Uganda's Foreign Legions

Socialist Banner has previously drawn attention to the number of Ugandan's fighting for the interests of the capitalist class in Iraq to escape the effects of capitalism and our attention has once more been drawn to the issue by this article.

An estimated 15,000 Ugandans have been deployed to Iraq by private security and recruitment agencies. The Ugandans protect military bases, airports and oil drills there. Some call it lucrative work. Others call it slavery.

The driving force behind the massive recruitment of Ugandans is the creeping privatisation of war. A trend catalysed by the British-American invasion of Iraq in 2003. The incessant search for affordable cleaners, mechanics and security guards has led the Americans to Africa, which has a surplus of labour and a weak job market. Widespread military experience makes Uganda all the more suitable as a recruitment area. Moreover, many inhabitants of the former British colony speak decent English and Uganda is a military ally of the US. Ugandans are scrambling to get jobs in Iraq, even though the salaries are constantly being reduced and the work environment is anything but pleasant.

“Ugandans are exploited in Iraq. This is modern day slavery,” said Gideon Tusigye deployed to Iraq in 2006 and 2007 as an army physician.

Sam Lyomoki, a member of parliament who has long been a champion of employees’ rights, called for an inquiry into the maltreatment of Ugandans in Iraq said “They [the recruitment agencies] lie,” said Lyomoki. “These companies, which are often politically connected, are looking to turn a profit at the expense of Ugandans.”

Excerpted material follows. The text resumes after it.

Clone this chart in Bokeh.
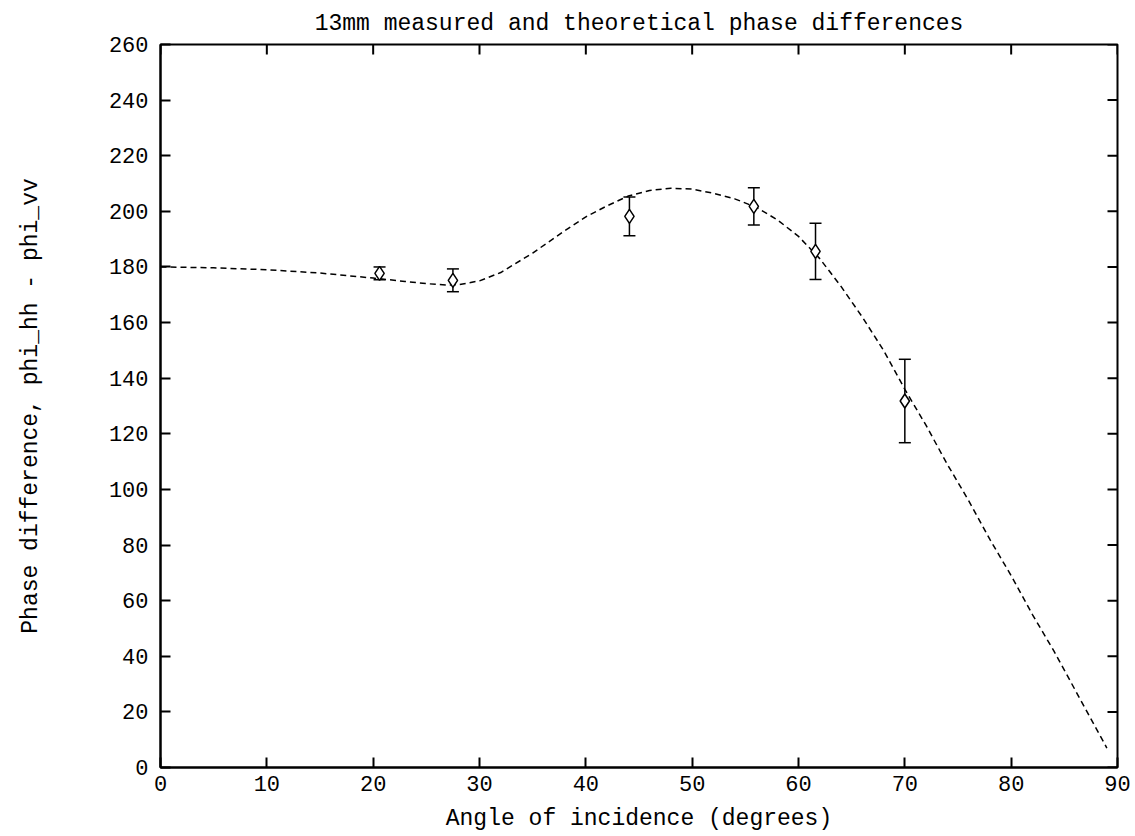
import math
from bokeh.plotting import figure
from bokeh.models import Range1d, FixedTicker, Whisker, ColumnDataSource, TeeHead
from bokeh.embed import file_html
from bokeh.resources import INLINE

# Measured data (angle in degrees, phase difference in degrees, error)
angle_meas = [20.6, 27.5, 44.1, 55.8, 61.6, 70.0]
phase_meas = [177.7, 175.2, 198.2, 201.8, 185.6, 131.8]
phase_err = [2.3, 4.1, 7.0, 6.7, 10.1, 15.0]

# Theoretical curve
theory_angle = [0, 5, 10, 15, 20, 23, 25, 27, 28, 30, 32, 35, 38, 40, 42, 44, 46, 48,
                50, 52, 54, 56, 58, 60, 62, 64, 66, 68, 70, 72, 74, 76, 78, 80, 82,
                84, 86, 88, 89]
theory_phase = [180, 179.7, 179, 177.8, 176, 174.8, 174, 173.5, 173.6, 175, 178, 185,
                193, 198, 202, 205.5, 207.5, 208.3, 208, 206.5, 204.5, 201.5, 197, 191,
                183, 173, 162, 150, 136, 123, 109, 96, 82, 69, 55, 42, 28, 14, 7]

x_ticks = list(range(0, 91, 10))
y_ticks = list(range(0, 261, 20))
x_max = 90
y_max = 260

FONT = "Liberation Mono"
FS_TICK = "22px"
FS_LABEL = "23px"

p = figure(width=1135, height=836, output_backend="svg", toolbar_location=None,
           x_range=Range1d(0, x_max), y_range=Range1d(0, y_max),
           title="13mm measured and theoretical phase differences",
           min_border_left=160, min_border_right=18, min_border_top=44, min_border_bottom=69)

p.title.text_font = FONT
p.title.text_font_size = FS_LABEL
p.title.text_font_style = "normal"
p.title.text_color = "black"
p.title.align = "center"
p.title.standoff = 16

p.xgrid.visible = False
p.ygrid.visible = False
p.outline_line_color = "black"
p.outline_line_width = 2
p.background_fill_color = "white"
p.border_fill_color = "white"

for ax, ticks in ((p.xaxis[0], x_ticks), (p.yaxis[0], y_ticks)):
    ax.ticker = FixedTicker(ticks=ticks)
    ax.major_tick_in = 10
    ax.major_tick_out = 0
    ax.minor_tick_line_color = None
    ax.axis_line_width = 2
    ax.major_tick_line_width = 2
    ax.major_label_text_font = FONT
    ax.major_label_text_font_size = FS_TICK
    ax.major_label_text_color = "black"
    ax.axis_label_text_font = FONT
    ax.axis_label_text_font_size = FS_LABEL
    ax.axis_label_text_font_style = "normal"
    ax.axis_label_text_color = "black"

p.xaxis.axis_label = "Angle of incidence (degrees)"
p.yaxis.axis_label = "Phase difference, phi_hh - phi_vv"
p.xaxis.major_label_standoff = 8
p.yaxis.major_label_standoff = 12
p.xaxis.axis_label_standoff = 12
p.yaxis.axis_label_standoff = 62

# mirrored ticks on top and right edges (half of each dash is clipped by the frame)
p.scatter(x_ticks, [y_max] * len(x_ticks), marker="dash", size=20, angle=math.pi / 2,
          line_color="black", line_width=2)
p.scatter([x_max] * len(y_ticks), y_ticks, marker="dash", size=20,
          line_color="black", line_width=2)

# theoretical curve
p.line(theory_angle, theory_phase, line_color="black", line_width=1.5, line_dash="6 4")

# error bars
lower = [v - e for v, e in zip(phase_meas, phase_err)]
upper = [v + e for v, e in zip(phase_meas, phase_err)]
src = ColumnDataSource(dict(x=angle_meas, y=phase_meas, lower=lower, upper=upper))
w = Whisker(source=src, base="x", lower="lower", upper="upper", line_color="black",
            line_width=1.5,
            upper_head=TeeHead(size=12, line_color="black", line_width=1.5),
            lower_head=TeeHead(size=12, line_color="black", line_width=1.5))
p.add_layout(w)

p.scatter("x", "y", source=src, marker="diamond", size=14, fill_color="white",
          line_color="black", line_width=1.5)

open("out.html", "w").write(file_html(p, INLINE))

Askar Security Services, which has deployed 5,000 soldiers, is run by the sister-in-law of general Salim Saleh, who is the brother and military advisor of the Ugandan president Yoweri Museveni. Mwesigwa Rukutana, who was minister of employment until last year, owned a company that recruited Ugandans for work in Iraq. Rukutana is now minister of higher education.

Recruitment agencies currently have their eye on Afghanistan, which they hope will provide them with new business once Americans withdraw from Iraq.